An original way to enjoy the pre-Christmas season is the 25th Annual Minco Honey Festival.
The chamber of commerce of Minco organized the event to attract people to this city of only 1,654 residents. “The idea was to offer a ‘small town Christmas’ environment and it’s been a success as thousands of people continue to visit Minco every year for the festival,” said Jamie Reed, beekeeper at the Ross Honey Company and owners’ daughter.
A pancakes and sausages breakfast is held for early morning people, from 7 to 10 a.m. at the First Methodist Church on highway 81, two blocks north of Main Street.

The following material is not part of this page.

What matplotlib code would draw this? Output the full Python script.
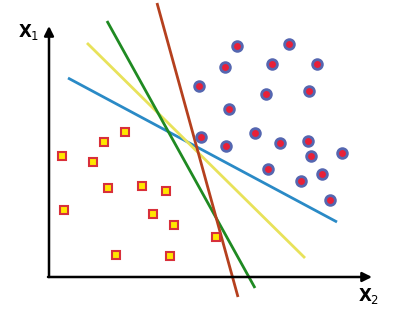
import matplotlib.pyplot as plt

# values, origin at the axes corner (units ~ pixels)
circle_x = [188, 240, 176, 223, 268, 150, 217, 260, 180, 152,
            206, 177, 231, 259, 262, 293, 219, 273, 252, 281]
circle_y = [231, 233, 210, 213, 213, 191, 183, 186, 168, 140,
            144, 131, 134, 136, 121, 124, 108, 103, 96, 77]

square_x = [76, 55, 13, 44, 59, 93, 117, 15, 104, 125, 167, 67, 121]
square_y = [145, 135, 121, 115, 89, 91, 86, 67, 63, 52, 40, 22, 21]

# separating lines: (x start, y start, x end, y end)
line_names = ["blue", "yellow", "green", "brown"]
line_colors = ["#2a8ac6", "#e8e25a", "#1f8a22", "#b5401e"]
line_x = [(19, 288), (38, 256), (58, 206), (108, 189)]
line_y = [(199, 55), (234, 19), (256, -11), (274, -20)]

fig = plt.figure(figsize=(4.02, 3.2), dpi=100)
ax = fig.add_axes([0, 0, 1, 1])
ax.set_xlim(-49, 353)
ax.set_ylim(-43, 277)
ax.axis("off")

# axes arrows
arrow = dict(arrowstyle="-|>", color="black", lw=1.8, mutation_scale=14,
             shrinkA=0, shrinkB=0)
ax.annotate("", xy=(0, 251), xytext=(0, 0), arrowprops=arrow)
ax.annotate("", xy=(323, 0), xytext=(-1, 0), arrowprops=arrow)

ax.text(-20, 245, r"$\mathbf{X}_{\mathrm{1}}$", fontsize=12, ha="center", va="center")
ax.text(320, -19, r"$\mathbf{X}_{\mathrm{2}}$", fontsize=12, ha="center", va="center")

for name, c, xs, ys in zip(line_names, line_colors, line_x, line_y):
    ax.plot(xs, ys, color=c, lw=2.0, solid_capstyle="butt", zorder=2)

ax.plot(square_x, square_y, "s", ms=6.0, mfc="#ffe600", mec="#d8303a",
        mew=1.5, zorder=3)
ax.plot(circle_x, circle_y, "o", ms=7.0, mfc="#e82038", mec="#5566b0",
        mew=2.0, zorder=3)

fig.savefig("out.png", dpi=100)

Then the main activities will start at 9 a.m. until 4 p.m. with among other, the wind farm tours, a quilt exposition made by locals in the Baptist Church Fellowship Hall and handcrafts market of items and foods with over 100 vendors in the Minco High School.
In addition tours at the popular Ross Honey Company will help people to understand all the processes necessary in the production of honey. Also named Clover Bloom Honey, the company was founded in 1935 by Glenn and Kay Gibson and relocated during the 40s in Minco. Today the Ross family, the 2nd and 3rd generations, manages the biggest honey farm in Oklahoma.
“We were able to still pack over 16,000 pounds of honey last year,” Reed said. “We are all passionate about our wonderful product and have many loyal customers who come from all over to purchase it.”
In celebration of the 80th anniversary of the Clover Bloom Honey, the company has published a honey recipe book available at the festival.
The notorious Lucas Ross, another member of the Ross family and a multi-awarded polyvalent artist, will be present through the day signing autographs and playing his album “Son of beekeeper”. He will play with his unique banjo decorated for the celebration of the 80th year of his family company.
“Most of the songs are inspired by my parents’ business,” Ross said. “Being a Ross from Minco, it’s just part of our life. The first time I ever performed live comedy in front of an audience was at the first honey fest in 1990.”
Minco is also famous for its production of milk, and a distribution of free samples of cheese, chocolate milk and milk will run at the city hall during the event.
The United States produced 178 million pounds of honey in 2014 according to USDA National Agricultural Statistics Service. Due to a lack of data collection concerning the honey business in Oklahoma, the last report, dated from 2012 with 264 farms, reported collected honey for a total of 86,894 pounds. One reason is that the registration of an apiary is on a voluntary basis according to the Oklahoma apiary act and rules.